A recent Law Lords ruling that horseowners are liable for any damages caused by their animals has sent shockwaves through the insurance industry.
South Essex Insurance Brokers (SEIB) has already raised some premiums by up to 20% and managing director Barry Fehler suggests that the court’s decision could have implications for anyone leading or riding a horse which causes an accident, as well as horses escaping from their field.
He also believes that insurers may wish to exclude liability cover for horse-related accidents from household policies, so owners may not be covered if they have horses on their home insurance.
Simon Mackaness of British Equestrian Insurance Brokers (BEIB) has asked Richard Lissack QC to look at the issues raised by the ruling and how they may impact on his clients, which include many of equestrian sport’s governing bodies and the British Horse Society.
“We are awaiting his findings before making any changes to our policies,” he commented, “and we hope to host a seminar on liability for equestrian bodies later this year. In the meantime, we can offer advice on limiting liability, but the horse world should be under no illusions – this will lead to an increase in premiums across the board.”
Jeremy Lawton, managing director of Shearwater Insurance, said: “There is considerable pressure when deciding rates. An important aspect is helping owners reduce the risks of a claim being made against them – it is essential to take every precaution, down to regular checks to ensure that gates and fences keep horses in.”

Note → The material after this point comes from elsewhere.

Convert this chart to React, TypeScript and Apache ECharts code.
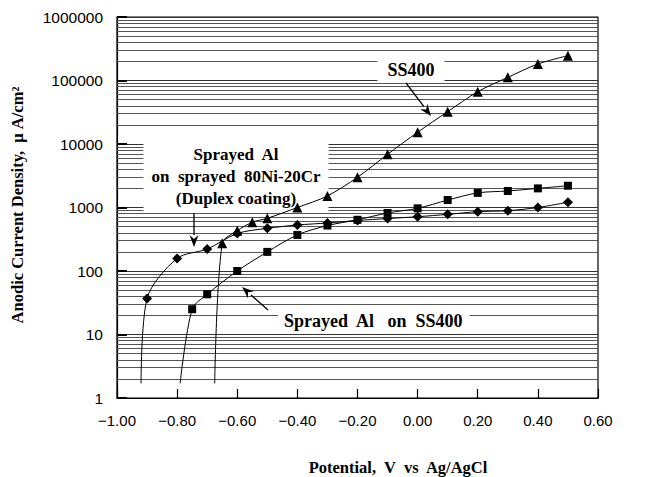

A spokesman for PetPlan however, says that it sets premiums on the basis of its own claims experience, and has no plans for increases in reaction to the court ruling.
This is also the position being adopted by NFU Mutual, although a spokesman said: “This case has implications for all livestock owners in the longer term – they must be aware of the need to minimise the risk of their animals getting out and causing an accident.”